Через час возвратившийся с задания летчик докладывал командиру полка:

- Били мост южнее Бобруйска, у Доманово.

- Ну как же ты, дорогой мой, понял меня?!

- А чего же тут не понять: на Бобруйск крест показали - запрет, значит, а пилоткой дали новый курс. Вот и я отвернул влево…

Гетьман троекратно расцеловал летчика.

В тот же день было объявлено: всем после взлета проходить над палаткой Гетьмана и следить за его сигналами.

Первые встречи с "мессерами"

В порядке номеров эскадрилий штурмовики тройка за тройкой взлетали со Старо-Быховского аэродрома. Звенья на бреющем полете уходили на запад бомбить понтонные мосты на Березине.

Через некоторое время в воздухе образовался "конвейер": очередные группы все еще взлетали, а другие уже садились, чтобы заправиться горючим, подвесить бомбы - и снова в бой.
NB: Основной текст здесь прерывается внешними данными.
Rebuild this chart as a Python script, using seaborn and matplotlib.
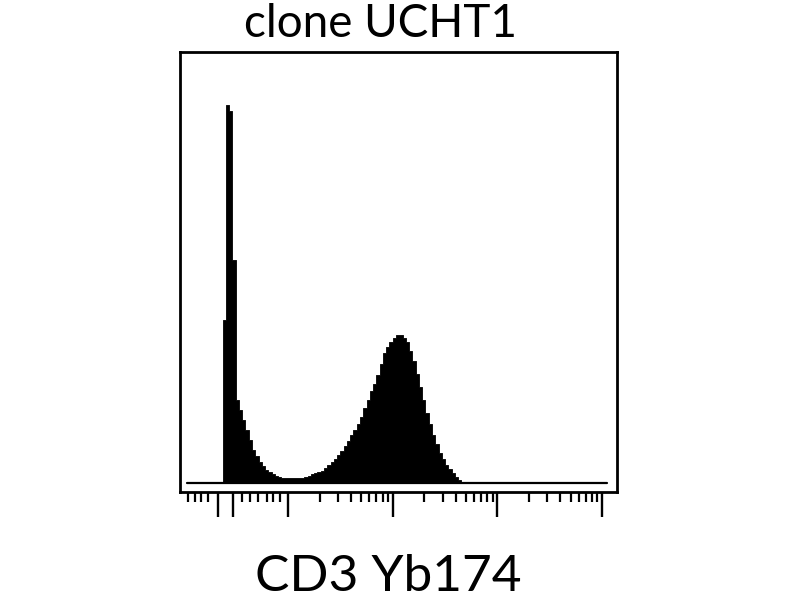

Будто гигантская транспортерная лента, составленная из звеньев штурмовиков, непрерывно перемещалась в воздухе в сторону Бобруйска, изгибалась там по Березине, а затем по стокилометровой трассе тянулась обратно к аэродрому.
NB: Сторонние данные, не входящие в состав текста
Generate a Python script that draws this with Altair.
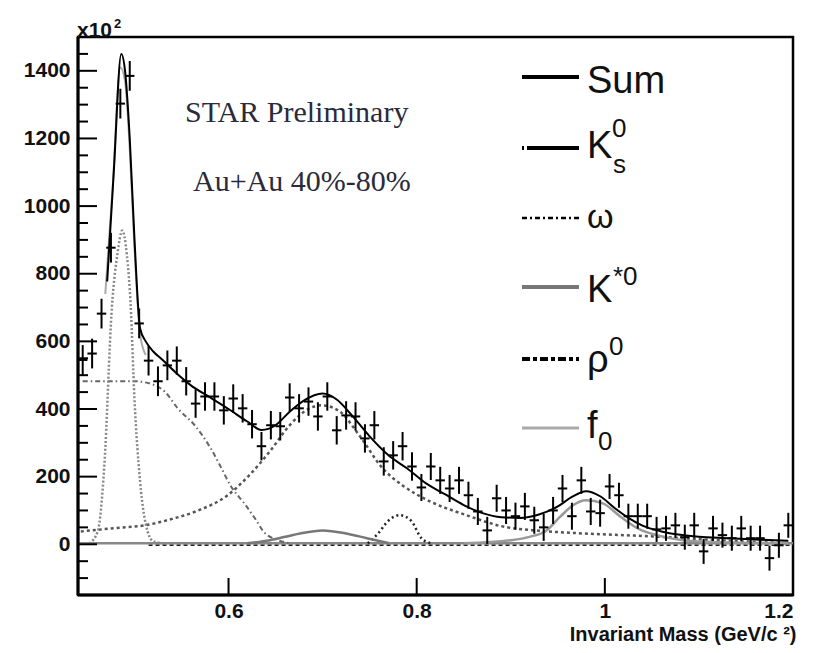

Штурмовики уходили на запад тройками, а возвращаться начали иногда парами, а то и по одному. Крылья самолетов были продырявлены. Летчики докладывали о сильном зенитном огне у переправ: к середине дня участились случаи встреч с вражескими истребителями. При подходе к Березине "мессершмитты" безбоязненно атаковали штурмовиков со стороны хвоста, где огневой защиты от них не было.
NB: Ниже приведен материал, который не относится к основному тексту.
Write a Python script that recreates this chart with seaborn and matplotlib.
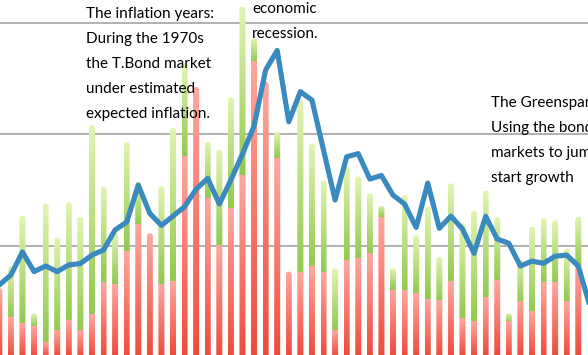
import numpy as np
import pandas as pd
import matplotlib
matplotlib.use("Agg")
import matplotlib.pyplot as plt
import seaborn as sns
from matplotlib.path import Path
from matplotlib.colors import to_rgb

# ---------------- data ----------------
years = list(range(1957, 2009))
tbond = [3.23, 3.68, 4.71, 3.83, 4.08, 3.83, 4.13, 4.19, 4.57, 4.80,
         5.70, 6.05, 7.71, 6.44, 5.90, 6.32, 6.74, 7.53, 8.01, 6.86,
         7.94, 9.10, 10.36, 12.87, 13.75, 10.55, 11.90, 11.52, 9.28, 7.04,
         8.98, 9.12, 7.98, 8.14, 7.26, 6.86, 5.81, 7.80, 5.77, 6.32,
         5.74, 4.65, 6.31, 5.29, 5.10, 4.08, 4.30, 4.20, 4.52, 4.57,
         4.08, 2.29]
bar_years = years[:51]
inflation = [3.09, 1.75, 1.51, 1.36, 0.66, 1.21, 1.63, 1.18, 1.91, 3.35,
             3.27, 4.71, 5.92, 5.55, 3.27, 3.39, 8.98, 12.11, 7.12, 5.02,
             6.67, 8.12, 13.24, 12.35, 8.91, 3.83, 3.77, 4.05, 3.78, 1.17,
             4.33, 4.41, 4.62, 6.26, 3.00, 2.98, 2.83, 2.58, 2.53, 3.38,
             1.72, 1.61, 2.67, 3.43, 1.58, 2.48, 2.03, 3.34, 3.34, 2.50, 4.13]
growth = [0.00, 2.33, 4.83, 0.60, 6.23, 4.14, 5.31, 5.11, 8.49, 4.29,
          2.28, 4.94, 1.94, 0.00, 4.40, 6.88, 4.20, 0.00, 2.53, 4.26,
          4.98, 7.59, 1.05, 0.00, 1.19, 0.00, 7.75, 5.53, 4.16, 2.81,
          4.20, 3.68, 2.72, 0.52, 0.98, 4.28, 2.64, 4.16, 1.97, 4.41,
          4.29, 4.94, 4.80, 2.86, 0.38, 1.87, 3.81, 2.88, 2.79, 2.36, 2.16]
grid_values = [5, 10, 15]

notes = [
    (86, 18.3, ["The inflation years:", "During the 1970s", "the T.Bond market",
                "under estimated", "expected inflation."]),
    (252, 13.3, ["economic", "recession."]),
    (491, 106.7, ["The Greenspan", "Using the bond", "markets to jump", "start growth"]),
]

# ---------------- style ----------------
sns.set_style("white")
plt.rcParams['font.family'] = ['Lato', 'DejaVu Sans']

W, H = 588, 355
fig = plt.figure(figsize=(W / 100, H / 100), dpi=100)
ax = fig.add_axes([0, 0, 1, 1])

total = [r + g for r, g in zip(inflation, growth)]
df = pd.DataFrame({"year": bar_years, "inflation": inflation, "total": total})

sns.barplot(data=df, x="year", y="total", native_scale=True, width=0.52,
            color="#b5dc7a", errorbar=None, ax=ax)
sns.barplot(data=df, x="year", y="inflation", native_scale=True, width=0.52,
            color="#f4786a", errorbar=None, ax=ax)

xlim = (1957.06, 2007.84)
ylim = (0.09, 16.01)
ax.set_xlim(*xlim)
ax.set_ylim(*ylim)
px_x = W / (xlim[1] - xlim[0])
px_y = H / (ylim[1] - ylim[0])


def grad(top, bottom, n=64):
    t = np.linspace(0, 1, n)[:, None]
    a = np.array(to_rgb(bottom))[None, :]
    b = np.array(to_rgb(top))[None, :]
    return (a * (1 - t) + b * t)[:, None, :]


red_grad = grad("#ffa79e", "#ee4b3b")
green_grad = grad("#e2f4b2", "#92c94e")

n = len(bar_years)
patches = list(ax.patches)
green_p, red_p = patches[:n], patches[n:2 * n]
for gp, rp in zip(green_p, red_p):
    gp.set_visible(False)
    rp.set_visible(False)
    x0, w = gp.get_x(), gp.get_width()
    T, R = gp.get_height(), rp.get_height()
    rx = w / 2
    ry = rx * px_x / px_y
    cx = x0 + rx
    ts = np.linspace(np.pi, 0, 24)
    verts = [(x0, -1), (x0, T - ry)]
    verts += [(cx + rx * np.cos(t), T - ry + ry * np.sin(t)) for t in ts]
    verts += [(x0 + w, -1), (x0, -1)]
    codes = [Path.MOVETO] + [Path.LINETO] * (len(verts) - 2) + [Path.CLOSEPOLY]
    clip = Path(verts, codes)
    if T - R > 1e-6:
        im = ax.imshow(green_grad, extent=[x0, x0 + w, R, T], origin="lower",
                       aspect="auto", interpolation="bilinear", zorder=1)
        im.set_clip_path(clip, ax.transData)
    im = ax.imshow(red_grad, extent=[x0, x0 + w, 0, R], origin="lower",
                   aspect="auto", interpolation="bilinear", zorder=1)
    im.set_clip_path(clip, ax.transData)

sns.lineplot(x=years, y=tbond, color="#3a8ac0", lw=3.7, ax=ax,
             solid_joinstyle="round", solid_capstyle="round", zorder=3)

ax.set_aspect("auto")
ax.set_xlim(*xlim)
ax.set_ylim(*ylim)
ax.set_yticks(grid_values)
ax.set_xticks([])
ax.set_yticklabels([])
ax.tick_params(length=0)
ax.set_axisbelow(True)
ax.yaxis.grid(True, color="#a3a3a3", lw=1.2)
ax.xaxis.grid(False)
for s in ax.spines.values():
    s.set_visible(False)
ax.set_xlabel("")
ax.set_ylabel("")

for x, y0, lines in notes:
    for k, line in enumerate(lines):
        fig.text(x / W, 1 - (y0 + 25 * k) / H, line, fontsize=11, color="black",
                 ha="left", va="baseline", family=['Lato', 'DejaVu Sans'])

fig.savefig("out.png", dpi=100)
В довоенных учебниках тактики была разработана теория прикрытия штурмовиков своими истребителями. Они должны были лететь вместе, чтобы сковывать боем вражеских истребителей и не допускать их к штурмовикам. На Старо-Быховском аэродроме истребители были, но их не хватало даже для того, чтобы перехватить появлявшихся в небе немецких разведчиков и бомбардировщиков. А иногда нашим истребителям тоже подвешивали бомбы и посылали их штурмовать колонны. Теория не учитывала такой ситуации, когда численное превосходство вражеской авиации - подавляющее…

Во второй половине дня снова подошла очередь действовать пятой эскадрилье. Командир звена лейтенант Зайцев ставил задачу своим ведомым младшим лейтенантам Кротову и Смурыгову:

- Бьем по восстановленному мосту у Бобруйска, а потом летим вдоль Березины на север, чтобы разведать новые переправы противника… Возвращаться будем по этому маршруту, - командир звена указал на карту.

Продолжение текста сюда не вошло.